◆ WORK REQUIRED: Would you write out the listing verbatim and skip every picture in it?

◆ DATA PROVIDED:
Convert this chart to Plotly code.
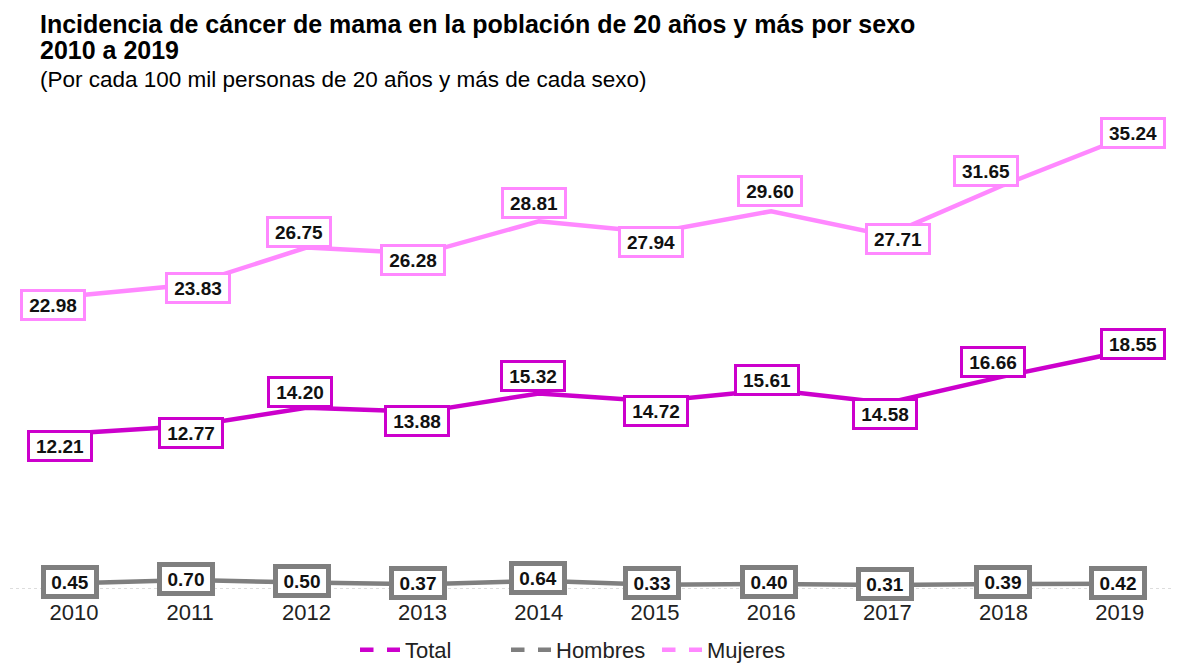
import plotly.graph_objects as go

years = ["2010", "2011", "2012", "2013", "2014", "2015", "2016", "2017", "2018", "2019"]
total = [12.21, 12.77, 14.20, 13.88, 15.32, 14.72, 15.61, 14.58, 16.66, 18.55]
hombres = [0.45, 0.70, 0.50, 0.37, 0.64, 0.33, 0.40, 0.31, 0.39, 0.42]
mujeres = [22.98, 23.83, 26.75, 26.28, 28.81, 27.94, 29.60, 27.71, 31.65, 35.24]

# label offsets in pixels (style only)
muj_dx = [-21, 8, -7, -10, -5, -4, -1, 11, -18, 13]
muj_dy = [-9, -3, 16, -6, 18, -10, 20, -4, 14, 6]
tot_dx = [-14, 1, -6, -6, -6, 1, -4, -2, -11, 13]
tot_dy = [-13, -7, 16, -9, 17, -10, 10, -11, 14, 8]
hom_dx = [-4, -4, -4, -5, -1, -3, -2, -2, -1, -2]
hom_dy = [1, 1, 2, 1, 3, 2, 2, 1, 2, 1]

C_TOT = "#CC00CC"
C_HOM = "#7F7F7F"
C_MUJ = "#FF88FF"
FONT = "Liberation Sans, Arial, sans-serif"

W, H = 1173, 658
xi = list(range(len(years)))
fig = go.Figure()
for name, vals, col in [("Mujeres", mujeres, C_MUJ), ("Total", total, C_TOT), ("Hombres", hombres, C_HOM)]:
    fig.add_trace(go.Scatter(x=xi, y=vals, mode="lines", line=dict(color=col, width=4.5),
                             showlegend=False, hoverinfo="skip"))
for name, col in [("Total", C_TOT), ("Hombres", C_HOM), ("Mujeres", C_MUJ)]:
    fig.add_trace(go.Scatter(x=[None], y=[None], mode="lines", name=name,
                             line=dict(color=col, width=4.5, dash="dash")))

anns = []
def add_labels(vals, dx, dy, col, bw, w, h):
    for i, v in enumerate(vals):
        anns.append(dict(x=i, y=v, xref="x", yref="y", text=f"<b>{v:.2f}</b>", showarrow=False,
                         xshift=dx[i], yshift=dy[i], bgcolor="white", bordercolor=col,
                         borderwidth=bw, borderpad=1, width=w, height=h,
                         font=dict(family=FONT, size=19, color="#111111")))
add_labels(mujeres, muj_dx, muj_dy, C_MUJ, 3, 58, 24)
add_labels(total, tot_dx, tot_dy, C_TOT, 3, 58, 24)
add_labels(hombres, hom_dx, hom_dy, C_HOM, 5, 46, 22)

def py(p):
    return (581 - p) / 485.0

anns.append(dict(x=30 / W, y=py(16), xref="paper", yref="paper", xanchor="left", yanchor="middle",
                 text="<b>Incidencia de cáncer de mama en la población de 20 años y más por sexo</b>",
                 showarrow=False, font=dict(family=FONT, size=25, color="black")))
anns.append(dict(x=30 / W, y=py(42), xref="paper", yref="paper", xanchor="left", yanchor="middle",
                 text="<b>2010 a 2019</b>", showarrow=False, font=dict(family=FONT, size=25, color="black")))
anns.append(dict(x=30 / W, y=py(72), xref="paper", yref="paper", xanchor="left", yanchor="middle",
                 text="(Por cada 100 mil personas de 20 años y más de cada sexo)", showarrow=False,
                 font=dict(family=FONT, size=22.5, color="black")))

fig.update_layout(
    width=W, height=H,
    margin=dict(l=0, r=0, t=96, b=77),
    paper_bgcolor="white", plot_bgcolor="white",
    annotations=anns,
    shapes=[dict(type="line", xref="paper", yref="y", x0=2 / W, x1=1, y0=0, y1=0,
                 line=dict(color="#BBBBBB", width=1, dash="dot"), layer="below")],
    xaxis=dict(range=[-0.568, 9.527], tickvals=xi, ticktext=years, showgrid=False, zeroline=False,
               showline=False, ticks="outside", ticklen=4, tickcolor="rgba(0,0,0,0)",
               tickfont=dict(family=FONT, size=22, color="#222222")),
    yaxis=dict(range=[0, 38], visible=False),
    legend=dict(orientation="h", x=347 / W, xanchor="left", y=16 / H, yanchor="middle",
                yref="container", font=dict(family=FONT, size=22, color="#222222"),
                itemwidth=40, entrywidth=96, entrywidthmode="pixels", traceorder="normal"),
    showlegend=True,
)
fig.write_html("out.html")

◆ EXPECTED OUTPUT:
Convert this chart to Plotly code.
import plotly.graph_objects as go

years = ["2010", "2011", "2012", "2013", "2014", "2015", "2016", "2017", "2018", "2019"]
total = [12.21, 12.77, 14.20, 13.88, 15.32, 14.72, 15.61, 14.58, 16.66, 18.55]
hombres = [0.45, 0.70, 0.50, 0.37, 0.64, 0.33, 0.40, 0.31, 0.39, 0.42]
mujeres = [22.98, 23.83, 26.75, 26.28, 28.81, 27.94, 29.60, 27.71, 31.65, 35.24]

# label offsets in pixels (style only)
muj_dx = [-21, 8, -7, -10, -5, -4, -1, 11, -18, 13]
muj_dy = [-9, -3, 16, -6, 18, -10, 20, -4, 14, 6]
tot_dx = [-14, 1, -6, -6, -6, 1, -4, -2, -11, 13]
tot_dy = [-13, -7, 16, -9, 17, -10, 10, -11, 14, 8]
hom_dx = [-4, -4, -4, -5, -1, -3, -2, -2, -1, -2]
hom_dy = [1, 1, 2, 1, 3, 2, 2, 1, 2, 1]

C_TOT = "#CC00CC"
C_HOM = "#7F7F7F"
C_MUJ = "#FF88FF"
FONT = "Liberation Sans, Arial, sans-serif"

W, H = 1173, 658
xi = list(range(len(years)))
fig = go.Figure()
for name, vals, col in [("Mujeres", mujeres, C_MUJ), ("Total", total, C_TOT), ("Hombres", hombres, C_HOM)]:
    fig.add_trace(go.Scatter(x=xi, y=vals, mode="lines", line=dict(color=col, width=4.5),
                             showlegend=False, hoverinfo="skip"))
for name, col in [("Total", C_TOT), ("Hombres", C_HOM), ("Mujeres", C_MUJ)]:
    fig.add_trace(go.Scatter(x=[None], y=[None], mode="lines", name=name,
                             line=dict(color=col, width=4.5, dash="dash")))

anns = []
def add_labels(vals, dx, dy, col, bw, w, h):
    for i, v in enumerate(vals):
        anns.append(dict(x=i, y=v, xref="x", yref="y", text=f"<b>{v:.2f}</b>", showarrow=False,
                         xshift=dx[i], yshift=dy[i], bgcolor="white", bordercolor=col,
                         borderwidth=bw, borderpad=1, width=w, height=h,
                         font=dict(family=FONT, size=19, color="#111111")))
add_labels(mujeres, muj_dx, muj_dy, C_MUJ, 3, 58, 24)
add_labels(total, tot_dx, tot_dy, C_TOT, 3, 58, 24)
add_labels(hombres, hom_dx, hom_dy, C_HOM, 5, 46, 22)

def py(p):
    return (581 - p) / 485.0

anns.append(dict(x=30 / W, y=py(16), xref="paper", yref="paper", xanchor="left", yanchor="middle",
                 text="<b>Incidencia de cáncer de mama en la población de 20 años y más por sexo</b>",
                 showarrow=False, font=dict(family=FONT, size=25, color="black")))
anns.append(dict(x=30 / W, y=py(42), xref="paper", yref="paper", xanchor="left", yanchor="middle",
                 text="<b>2010 a 2019</b>", showarrow=False, font=dict(family=FONT, size=25, color="black")))
anns.append(dict(x=30 / W, y=py(72), xref="paper", yref="paper", xanchor="left", yanchor="middle",
                 text="(Por cada 100 mil personas de 20 años y más de cada sexo)", showarrow=False,
                 font=dict(family=FONT, size=22.5, color="black")))

fig.update_layout(
    width=W, height=H,
    margin=dict(l=0, r=0, t=96, b=77),
    paper_bgcolor="white", plot_bgcolor="white",
    annotations=anns,
    shapes=[dict(type="line", xref="paper", yref="y", x0=2 / W, x1=1, y0=0, y1=0,
                 line=dict(color="#BBBBBB", width=1, dash="dot"), layer="below")],
    xaxis=dict(range=[-0.568, 9.527], tickvals=xi, ticktext=years, showgrid=False, zeroline=False,
               showline=False, ticks="outside", ticklen=4, tickcolor="rgba(0,0,0,0)",
               tickfont=dict(family=FONT, size=22, color="#222222")),
    yaxis=dict(range=[0, 38], visible=False),
    legend=dict(orientation="h", x=347 / W, xanchor="left", y=16 / H, yanchor="middle",
                yref="container", font=dict(family=FONT, size=22, color="#222222"),
                itemwidth=40, entrywidth=96, entrywidthmode="pixels", traceorder="normal"),
    showlegend=True,
)
fig.write_html("out.html")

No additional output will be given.